Before going to the Faroes I did some reading on other blogs and found a couple mentions of the helicopter taxi. The idea is that since some of the islands are SO remote that there isn’t even a regular ferry, the government subsidizes – what else – a helicopter taxi. Tourists are only allowed to take it one-way so it can’t be your main form of travel, and you’re restricted to routes that you can get back to your car on the bus. But really, who am I kidding, everything about it is awesome.
The first night that Ellen and I were in the Faroes together we loosely planned out our days and I insisted on trying to get a helicopter ride on the schedule. It didn’t take long to find the timetables online and only a couple more minutes to book our route. It cost about $30 apiece for our roughly 15 minute flight. Comically, at the bus station on our way back I saw a poster for a 15 minute sightseeing helicopter ride – for $150. Sometimes it pays to do your research.
It was a beautiful, sunny day and we arrived at the heli pad on-time – 40 minutes before the flight. It was a very casual affair; two guys in reflective vests in a little shed with a bench behind it. Another couple was getting on the same flight and we all sat together and drank terrible coffee poured for us into plastic cups by the guys in the booth. We had one false start when a copter came in to be fueled up and then flew away without us. We were eventually told that because it had been bad weather the last few days it needed to make a delivery to a ship anchored offshore. “That’s life in the Faroes” the pilot joked.
After waiting another 20-30 minutes in the copter came again, landing and refueling, and then finally the guy in the shack came and waved us to follow him over. Ellen and I were super giddy and smily and jumping for joy and she said the pilot was laughing at us as we approached.
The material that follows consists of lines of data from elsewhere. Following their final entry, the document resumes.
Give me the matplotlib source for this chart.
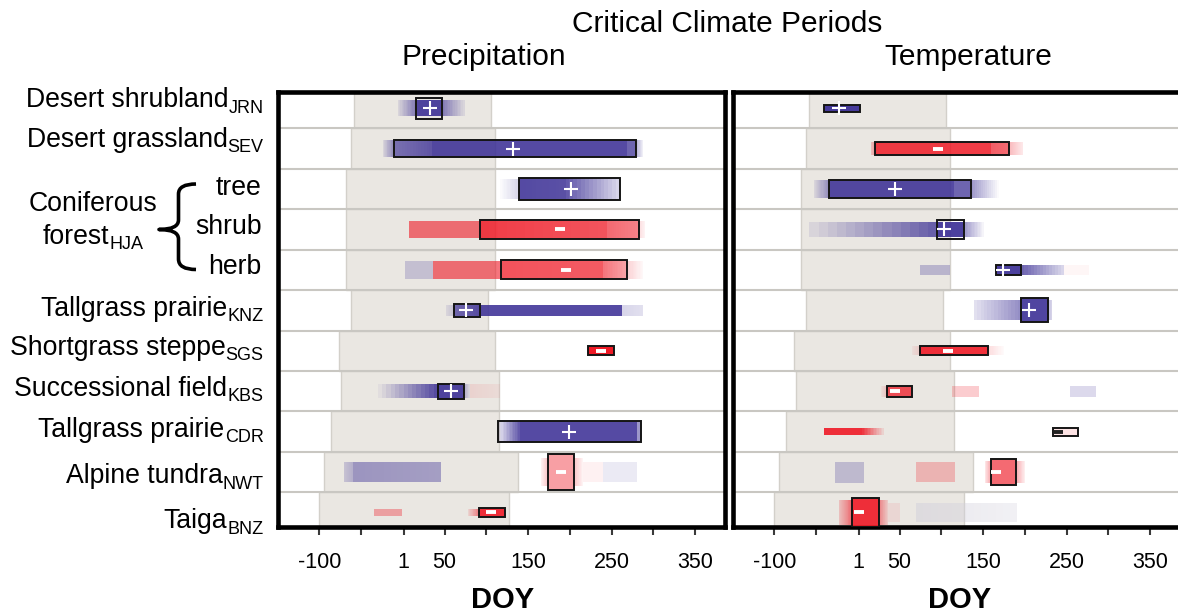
import matplotlib
matplotlib.use("Agg")
import matplotlib.pyplot as plt
import numpy as np
from matplotlib.path import Path
from matplotlib.patches import PathPatch

plt.rcParams['font.family'] = ['Liberation Sans', 'DejaVu Sans']

# ---------------- data ----------------
row_main = ["Desert shrubland", "Desert grassland", "tree", "shrub", "herb",
            "Tallgrass prairie", "Shortgrass steppe", "Successional field",
            "Tallgrass prairie", "Alpine tundra", "Taiga"]
row_sub = ["JRN", "SEV", "", "", "", "KNZ", "SGS", "KBS", "CDR", "NWT", "BNZ"]
group_lines = ["Coniferous", "forest"]
group_sub = "HJA"

# grey (dormant-season) band per row, DOY
band_start = [-58, -62, -68, -68, -68, -62, -77, -74, -86, -95, -100]
band_end = [106, 110, 111, 111, 111, 102, 111, 115, 115, 138, 127]

tick_values = [-100, -50, 1, 50, 100, 150, 200, 250, 300, 350]
tick_labels = ["-100", "", "1", "50", "", "150", "", "250", "", "350"]

# shaded segments: (row, start, end, colour, alpha at start, alpha at end, height)
precip_segments = [
    (0, -6, 16, 'b', 0.1, 0.6, 0.38), (0, 16, 47, 'b', 0.9, 0.9, 0.38),
    (0, 47, 74, 'b', 0.6, 0.1, 0.38),
    (1, -24, -11, 'b', 0.1, 0.5, 0.41), (1, -11, 35, 'b', 0.65, 0.8, 0.41),
    (1, 35, 268, 'b', 0.88, 0.88, 0.41), (1, 268, 279, 'b', 0.75, 0.75, 0.41),
    (1, 279, 288, 'b', 0.4, 0.05, 0.41),
    (2, 117, 139, 'b', 0.02, 0.2, 0.5), (2, 139, 195, 'b', 0.88, 0.85, 0.54),
    (2, 195, 260, 'b', 0.8, 0.2, 0.54),
    (3, 7, 92, 'r', 0.6, 0.6, 0.42), (3, 92, 245, 'r', 0.85, 0.75, 0.45),
    (3, 245, 283, 'r', 0.65, 0.55, 0.45), (3, 283, 290, 'r', 0.15, 0.05, 0.42),
    (4, 3, 36, 'b', 0.22, 0.22, 0.45), (4, 36, 118, 'r', 0.6, 0.6, 0.45),
    (4, 118, 240, 'r', 0.75, 0.72, 0.47), (4, 240, 268, 'r', 0.6, 0.4, 0.47),
    (4, 268, 288, 'r', 0.2, 0.03, 0.45),
    (5, 52, 61, 'b', 0.1, 0.2, 0.27), (5, 61, 92, 'b', 0.7, 0.85, 0.27),
    (5, 92, 263, 'b', 0.88, 0.88, 0.27), (5, 263, 288, 'b', 0.2, 0.15, 0.27),
    (6, 222, 253, 'r', 1.0, 1.0, 0.21),
    (7, -30, 42, 'b', 0.05, 0.85, 0.33), (7, 42, 73, 'b', 0.9, 0.9, 0.37),
    (7, 73, 80, 'b', 0.35, 0.1, 0.33), (7, 80, 116, 'r', 0.1, 0.06, 0.33),
    (8, 114, 140, 'b', 0.12, 0.8, 0.5), (8, 140, 280, 'b', 0.88, 0.88, 0.5),
    (8, 280, 285, 'b', 0.5, 0.5, 0.5),
    (9, -71, -60, 'b', 0.2, 0.3, 0.48), (9, -60, 46, 'b', 0.45, 0.4, 0.48),
    (9, 165, 174, 'r', 0.05, 0.25, 0.7), (9, 174, 205, 'r', 0.42, 0.42, 0.9),
    (9, 205, 216, 'r', 0.25, 0.05, 0.7), (9, 216, 240, 'r', 0.06, 0.06, 0.48),
    (9, 240, 280, 'b', 0.1, 0.1, 0.48),
    (10, -34, -1, 'r', 0.35, 0.35, 0.19), (10, 78, 91, 'r', 0.1, 0.5, 0.19),
    (10, 91, 122, 'r', 0.9, 0.9, 0.22),
]

temp_segments = [
    (0, -40, 3, 'b', 0.95, 0.95, 0.17),
    (1, 16, 21, 'r', 0.2, 0.4, 0.33), (1, 21, 160, 'r', 0.85, 0.85, 0.33),
    (1, 160, 181, 'r', 0.7, 0.65, 0.33), (1, 181, 198, 'r', 0.3, 0.1, 0.33),
    (2, -52, -35, 'b', 0.1, 0.5, 0.45), (2, -35, 115, 'b', 0.88, 0.88, 0.45),
    (2, 115, 135, 'b', 0.75, 0.75, 0.45), (2, 135, 169, 'b', 0.5, 0.02, 0.45),
    (3, -58, 95, 'b', 0.1, 0.75, 0.37), (3, 95, 127, 'b', 0.92, 0.92, 0.37),
    (3, 127, 151, 'b', 0.5, 0.05, 0.37),
    (4, 75, 110, 'b', 0.28, 0.28, 0.26), (4, 166, 196, 'b', 0.92, 0.92, 0.26),
    (4, 196, 247, 'b', 0.75, 0.2, 0.26), (4, 247, 277, 'r', 0.04, 0.04, 0.26),
    (5, 139, 196, 'b', 0.15, 0.55, 0.5), (5, 196, 228, 'b', 0.9, 0.9, 0.6),
    (5, 228, 233, 'b', 0.3, 0.2, 0.5),
    (6, 65, 75, 'r', 0.05, 0.15, 0.22), (6, 75, 156, 'r', 0.9, 0.9, 0.22),
    (6, 156, 175, 'r', 0.15, 0.02, 0.22),
    (7, 28, 35, 'r', 0.05, 0.2, 0.28), (7, 35, 65, 'r', 0.75, 0.75, 0.28),
    (7, 113, 145, 'r', 0.22, 0.22, 0.28), (7, 254, 285, 'b', 0.18, 0.18, 0.28),
    (8, -41, 5, 'r', 0.9, 0.9, 0.18), (8, 5, 31, 'r', 0.85, 0.1, 0.18),
    (8, 234, 264, 'r', 0.12, 0.12, 0.2),
    (9, -27, 8, 'b', 0.25, 0.25, 0.52), (9, 70, 117, 'r', 0.25, 0.25, 0.5),
    (9, 152, 159, 'r', 0.1, 0.35, 0.55), (9, 159, 190, 'r', 0.65, 0.65, 0.62),
    (9, 190, 200, 'r', 0.35, 0.08, 0.55),
    (10, -22, -7, 'r', 0.2, 0.6, 0.62), (10, -7, 25, 'r', 0.9, 0.9, 0.72),
    (10, 25, 36, 'r', 0.5, 0.15, 0.62), (10, 36, 50, 'r', 0.08, 0.08, 0.47),
    (10, 70, 191, 'g', 0.5, 0.3, 0.47),
]

# critical-period boxes: (row, start, end, height, sign, sign DOY, sign colour)
precip_boxes = [
    (0, 16, 47, 0.52, '+', 33, 'w'), (1, -11, 279, 0.41, '+', 132, 'w'),
    (2, 139, 260, 0.54, '+', 201, 'w'), (3, 92, 283, 0.45, '-', 188, 'w'),
    (4, 118, 268, 0.47, '-', 195, 'w'), (5, 61, 92, 0.31, '+', 76, 'w'),
    (6, 222, 253, 0.21, '-', 237, 'w'), (7, 42, 73, 0.37, '+', 58, 'w'),
    (8, 114, 285, 0.5, '+', 199, 'w'), (9, 174, 205, 0.9, '-', 190, 'w'),
    (10, 91, 122, 0.22, '-', 106, 'w'),
]
temp_boxes = [
    (0, -40, 3, 0.17, '+', -23, 'w'), (1, 21, 181, 0.33, '-', 96, 'w'),
    (2, -35, 135, 0.45, '+', 45, 'w'), (3, 95, 127, 0.46, '+', 103, 'w'),
    (4, 166, 196, 0.26, '+', 174, 'w'), (5, 196, 228, 0.6, '+', 205, 'w'),
    (6, 75, 156, 0.22, '-', 108, 'w'), (7, 35, 65, 0.28, '-', 44, 'w'),
    (8, 234, 264, 0.2, '-', 240, 'k'), (9, 159, 190, 0.62, '-', 166, 'w'),
    (10, -7, 25, 0.72, '-', 1, 'w'),
]

# ---------------- style ----------------
COLORS = {'b': '#3d3196', 'r': '#ef1a26', 'g': '#d2d0dc'}
SIGN_COLORS = {'w': 'white', 'k': '#222222'}
BAND = '#eae7e2'
BAND_EDGE = '#d3d0ca'
SEP = '#c9c7c2'

W, H = 1178, 613
fig = plt.figure(figsize=(W / 100, H / 100), dpi=100)


def px_axes(left, top, right, bottom, **kw):
    return fig.add_axes([left / W, 1 - bottom / H, (right - left) / W, (bottom - top) / H], **kw)


ax_p = px_axes(277.5, 92, 724.5, 527)
ax_t = px_axes(732.5, 92, 1179.5, 527)
ov = px_axes(0, 0, W, H, zorder=-1)
ov.set_xlim(0, W)
ov.set_ylim(H, 0)
ov.axis('off')
ov.patch.set_alpha(0)

rows = np.arange(len(row_main))


def draw_segment(ax, row, a, b, ck, a0, a1, h):
    col = COLORS[ck]
    if abs(a0 - a1) < 1e-9:
        ax.barh(row, b - a, left=a, height=h, color=col, alpha=a0, linewidth=0, zorder=3)
        return
    n = 14
    edges = np.linspace(a, b, n + 1)
    alphas = np.linspace(a0, a1, n)
    for i in range(n):
        ax.barh(row, edges[i + 1] - edges[i], left=edges[i], height=h, color=col,
                alpha=alphas[i], linewidth=0, zorder=3)


def draw_panel(ax, segments, boxes, right_spine=True):
    ax.set_xlim(-150.1, 385.3)
    ax.set_ylim(10.36, -0.40)
    bs = np.array(band_start)
    be = np.array(band_end)
    ax.barh(rows, be - bs, left=bs, height=1.0, color=BAND, edgecolor=BAND_EDGE,
            linewidth=1.0, zorder=0)
    for k in range(1, len(rows)):
        ax.axhline(k - 0.5, color=SEP, lw=1.5, zorder=1)
    for seg in segments:
        draw_segment(ax, *seg)
    for (row, a, b, h, sgn, sx, sc) in boxes:
        ax.barh(row, b - a, left=a, height=h, fill=False, edgecolor='#151515',
                linewidth=1.4, zorder=5)
        if sgn == '+':
            ax.plot(sx, row, marker='+', ms=9.5, mew=1.5, color=SIGN_COLORS[sc], zorder=6)
        else:
            ax.plot(sx, row, marker='_', ms=6.5, mew=2.8, color=SIGN_COLORS[sc], zorder=6)
    ax.set_yticks([])
    ax.set_xticks(tick_values)
    ax.set_xticklabels(tick_labels, fontsize=15.5)
    ax.tick_params(axis='x', length=6, width=1.5, color='#3a3a3a', pad=12)
    for s in ax.spines.values():
        s.set_linewidth(3.3)
        s.set_color('black')
    if not right_spine:
        ax.spines['right'].set_visible(False)


draw_panel(ax_p, precip_segments, precip_boxes)
draw_panel(ax_t, temp_segments, temp_boxes, right_spine=False)

# ---------------- text ----------------
renderer = fig.canvas.get_renderer()
LAB = 19.2
SUB = 13


def label_right(x_right, y_base, main, sub):
    xr = x_right
    if sub:
        t = ov.text(x_right, y_base + 5.4, sub, ha='right', va='baseline', fontsize=SUB)
        xr = x_right - t.get_window_extent(renderer).width
    ov.text(xr, y_base, main, ha='right', va='baseline', fontsize=LAB)


label_baselines = [107.3, 146.7, 195, 234.3, 274, 316, 355, 396, 436.7, 483.3, 528.3]
label_right_x = [263.5, 263.5, 261.7, 261.7, 261.7, 263.5, 263.5, 263.5, 263.5, 263.5, 263.5]
for i in rows:
    label_right(label_right_x[i], label_baselines[i], row_main[i], row_sub[i])

# Coniferous forest group label
ov.text(93, 210.7, group_lines[0], ha='center', va='baseline', fontsize=LAB)
t_main = ov.text(0, 244, group_lines[1], ha='left', va='baseline', fontsize=LAB)
t_sub = ov.text(0, 249.4, group_sub, ha='left', va='baseline', fontsize=SUB)
wm = t_main.get_window_extent(renderer).width
ws = t_sub.get_window_extent(renderer).width
x0 = 93 - (wm + ws) / 2
t_main.set_x(x0)
t_sub.set_x(x0 + wm)

# brace
verts = [(196, 184), (178.5, 184), (178.5, 194),
         (178.5, 220),
         (178.5, 229.5), (159, 229.5),
         (178.5, 229.5), (178.5, 239),
         (178.5, 259),
         (178.5, 269.5), (196, 269.5)]
codes = [Path.MOVETO, Path.CURVE3, Path.CURVE3, Path.LINETO, Path.CURVE3, Path.CURVE3,
         Path.CURVE3, Path.CURVE3, Path.LINETO, Path.CURVE3, Path.CURVE3]
ov.add_patch(PathPatch(Path(verts, codes), fill=False, lw=2.6, edgecolor='black',
                       capstyle='butt', joinstyle='round'))

# titles
ov.text(726.7, 31.7, "Critical Climate Periods", ha='center', va='baseline', fontsize=21.5)
ov.text(484, 65, "Precipitation", ha='center', va='baseline', fontsize=21.5)
ov.text(968, 65, "Temperature", ha='center', va='baseline', fontsize=21.5)
ov.text(503, 608, "DOY", ha='center', va='baseline', fontsize=21, fontweight='bold')
ov.text(960, 608, "DOY", ha='center', va='baseline', fontsize=21, fontweight='bold')

fig.savefig("out.png", dpi=100)
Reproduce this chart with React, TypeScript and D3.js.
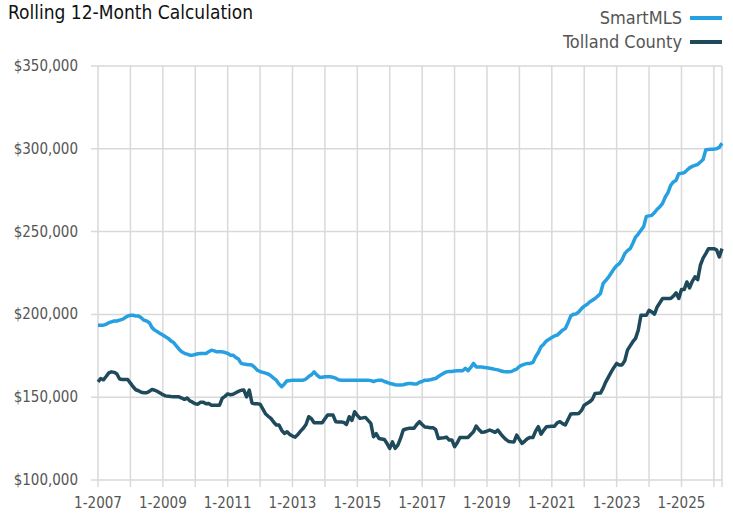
import React from 'react';
import * as d3 from 'd3';

// monthly rolling 12-month median, Jan 2007 - Apr 2026, in $1,000s
const smartMLS = [
  193.5, 193.5, 193.5, 194, 195, 195.5, 196, 196, 196.5, 197, 198, 199,
  199.5, 199.5, 199, 199, 198, 196.5, 196, 195, 192, 190.5, 189.5, 188.5,
  187.5, 186.5, 185.5, 184, 183, 181, 179, 177.4, 176.5, 176, 175.4, 175.4,
  175.8, 176.2, 176.4, 176.4, 176.4, 177.5, 178.4, 178, 177.4, 177.4, 177.4, 177,
  176.5, 175.4, 175.4, 174, 173, 170.4, 170, 169.8, 169.6, 169.4, 168, 166.3,
  165.5, 165, 164.5, 164, 163, 161.5, 160.3, 158, 156.3, 158, 160, 160,
  160.3, 160.3, 160.3, 160.3, 160.3, 161, 162.5, 163.5, 165.3, 163.5, 162, 162,
  162.3, 162.3, 162.3, 162, 161.5, 160.5, 160.3, 160.3, 160.3, 160.3, 160.3, 160.3,
  160.3, 160.3, 160.3, 160.3, 160.3, 160, 159.5, 160, 160.3, 160.3, 159.5, 159,
  158.3, 158, 157.5, 157.3, 157.3, 157.5, 158, 158.3, 158.3, 158, 158, 159,
  159.5, 160.3, 160.3, 160.5, 161, 161.3, 162.5, 163.5, 164.5, 165.3, 165.5, 165.5,
  165.8, 165.9, 165.9, 166, 167.5, 166, 168, 170.4, 168.3, 168.3, 168.2, 168,
  167.8, 167.5, 167.2, 166.8, 166.5, 166, 165.5, 165.3, 165.3, 165.5, 166.3, 167,
  168.5, 169.4, 170, 170.4, 170.4, 171, 174.4, 177, 180.4, 182, 184, 185,
  186, 187, 187.5, 189, 190.5, 191.5, 195, 199, 200.1, 200.3, 201.5, 203.5,
  205, 206, 207.5, 208.5, 209.6, 211, 212.6, 218.7, 220.6, 222.5, 225, 227.5,
  229.5, 230.7, 233, 236.7, 238.5, 239.7, 243, 246.7, 248.5, 250.8, 253, 259.2,
  259.5, 259.8, 261.5, 263.5, 265, 267, 270.9, 273.5, 277.9, 280, 281, 285,
  285.2, 285.5, 287, 288.5, 289.4, 290, 290.5, 292, 293.5, 299.4, 299.6, 299.8,
  299.8, 300, 301, 303.4,
];

const tolland = [
  159.3, 161.3, 160.5, 162.5, 164.7, 165.3, 165, 164, 161, 160.7, 160.7, 160.7,
  158.5, 156.3, 154.5, 153.9, 153, 152.7, 152.7, 153.5, 154.7, 154.2, 153.5, 152.5,
  151.5, 150.8, 150.6, 150.4, 150.3, 150.2, 150.2, 149.5, 148.7, 149.5, 147.8, 147,
  146, 145.8, 147, 147, 146, 146.2, 145.2, 145.2, 145.2, 145.2, 149.4, 150.5,
  152, 151.5, 151.8, 152.7, 153.5, 154.2, 154.3, 150.2, 154.3, 146.5, 146, 146,
  145.8, 143, 140, 138.5, 137.2, 135, 133.2, 133.2, 130, 128.1, 129.1, 127.5,
  126.5, 125.9, 127.5, 129.5, 131.2, 133.5, 138.2, 137, 134.6, 134.6, 134.6, 134.6,
  137, 139.2, 139.2, 139.2, 135.2, 135, 135, 134.8, 133.5, 138.2, 136, 141.2,
  139, 137.2, 137.5, 137.8, 136, 134.2, 126.1, 128, 125.1, 124.8, 124.5, 122,
  119.1, 123, 119.1, 121, 125.1, 130.2, 130.8, 131.2, 131.2, 131.2, 133.5, 135.2,
  133.5, 132, 131.8, 131.6, 131.5, 130.5, 125.1, 125.3, 125.5, 125.9, 124.2, 124.2,
  120.1, 122.5, 125.7, 125.7, 125.7, 125.7, 127.5, 129.1, 132.6, 130.5, 128.8, 129,
  129.5, 130.2, 129.5, 128.8, 130.2, 128, 126.1, 124.5, 123.3, 123.1, 123, 127.1,
  124.5, 122.1, 123.5, 125, 125.7, 125.7, 129.5, 132.2, 127.7, 130, 132.2, 132.3,
  132.4, 132.5, 134.5, 135.2, 134, 133.2, 136.5, 139.8, 140, 140, 140.2, 142,
  145.2, 146.2, 147.2, 148.7, 152.3, 152.4, 152.5, 155.5, 159.3, 162.3, 165.3, 168,
  170.4, 169.4, 169.5, 172, 178.4, 181, 183.5, 185.5, 190.5, 199.5, 199.5, 199.5,
  202.5, 201.5, 200.1, 204.5, 207, 209.6, 209.6, 209.6, 209.6, 211, 213, 209.6,
  215, 215, 219.6, 216, 220, 222.7, 221, 229.7, 234, 236.7, 239.7, 239.7,
  239.7, 239, 234.7, 239.7,
];

const yTicks = [100000, 150000, 200000, 250000, 300000, 350000];
const startYear = 2007;
const labelYears = [2007, 2009, 2011, 2013, 2015, 2017, 2019, 2021, 2023, 2025];

const series = [
  {name: 'SmartMLS', values: smartMLS, color: '#27a0e1'},
  {name: 'Tolland County', values: tolland, color: '#1f4a5b'},
];

const W = 733;
const H = 515;
const font = '"Liberation Sans Narrow", "DejaVu Sans Condensed", Arial, sans-serif';

export default function App() {
  const n = smartMLS.length;
  const x = d3.scaleLinear().domain([0, n - 1]).range([98, 722]);
  const y = d3.scaleLinear().domain([100000, 350000]).range([480, 66]);
  const line = d3.line<number>()
      .x((d, i) => x(i))
      .y((d) => y(d * 1000));

  const years = d3.range(startYear, startYear + Math.floor((n - 1) / 12) + 1);
  const fmt = d3.format('$,');
  const grid = '#d9d9d9';

  return (
    <svg width={W} height={H} style={{position: 'absolute', left: 0, top: 0}}
      fontFamily={font}>
      <rect width={W} height={H} fill="white"/>
      <text x={8} y={19} fontSize={19} fill="#111">Rolling 12-Month Calculation</text>

      {yTicks.map((t) => (
        <g key={t}>
          <line x1={91} x2={722} y1={y(t)} y2={y(t)} stroke={grid} strokeWidth={1.5}/>
          <text x={78} y={y(t) + 5} textAnchor="end" fontSize={15} fill="#555">{fmt(t)}</text>
        </g>
      ))}
      {years.map((yr) => {
        const xi = x((yr - startYear) * 12);
        return (
          <g key={yr}>
            <line x1={xi} x2={xi} y1={66} y2={487} stroke={grid} strokeWidth={1.5}/>
            {labelYears.includes(yr) &&
              <text x={xi} y={508} textAnchor="middle" fontSize={15} fill="#555">{'1-' + yr}</text>}
          </g>
        );
      })}
      <line x1={722} x2={722} y1={66} y2={487} stroke={grid} strokeWidth={1.5}/>

      {series.map((s) => (
        <path key={s.name} d={line(s.values) || ''} fill="none" stroke={s.color}
          strokeWidth={3.5} strokeLinejoin="round"/>
      ))}

      {series.map((s, i) => (
        <g key={s.name} transform={`translate(0, ${24 + i * 24})`}>
          <text x={682} y={0} textAnchor="end" fontSize={18} fill="#555">{s.name}</text>
          <line x1={690} x2={722} y1={-6} y2={-6} stroke={s.color} strokeWidth={4}/>
        </g>
      ))}
    </svg>
  );
}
No one else was on-board except the two pilots in the front and one other guy who seemed to work for them, and then about 12 empty passenger seats. The other couple took seats in the back row and Ellen and I climbed into the front, her facing forward and me facing backward so we could make faces at each other. The pilot gave us a little chat (in English) and then revved the motor and we tipped forward a bit and then were airborne!
I’m sure you can tell by my face that I was completely freaking out. I’ve never felt anything like it and could not stop giggling uncontrollably. I even got a little seasick at the beginning but it just added to the adrenaline. I’m pretty sure I said “I can’t believe we’re doing this!” at least 50 times, although no one could hear me.
(Can you see the helicopter shadow in the last picture, at the bottom?)
We flew from Klaksvik down to the capital City, Torshavn (Thor’s Harbor), which felt a lot more like the kind of maritime culture that we both grew up with. The southern islands are flatter and even the houses and yards felt different. For whatever reason there were a lot of people boarding here when we got out. I was still so excited that I forgot to take off my headphones (what do you call them?) and had to run back.
So that was the trip of a lifetime. And I doubt tourists will be able to do it much longer (especially at that price) so I feel so incredibly lucky that I got to experience it.
From the helipad we walked to the downtown, found the bus station, and then wandered through the oldest part of the city-a tiny rocky peninsula called Tinganes. The story is that the very first meeting of Viking parliament was called here in 825 AD. That makes Tinganes one of the oldest parliamentary meeting places in the world. The government still operates out of some of the buildings there.
Before catching our bus back to Klaksvik we managed to find an actual bar to have a quick beer. It was one of the things that most puzzled us about the Faroes in general – all of these tiny little towns and yet we barely saw any alcohol. The islands have some of the highest employment rates in the world and we couldn’t figure out what folks did after work. We eventually found a small brewery and one or two other bars, and even found a grocery store that carried (only 2 cans of) beer, but when we asked people made it sound like social drinking isn’t uncommon. Regardless, it was nice to just sit and feel normal, watching kids play in the street and people eating nachos.
Then it was the 2 hour bus ride back to our car. I think everyone on the bus fell asleep. And that made it an even more perfect day.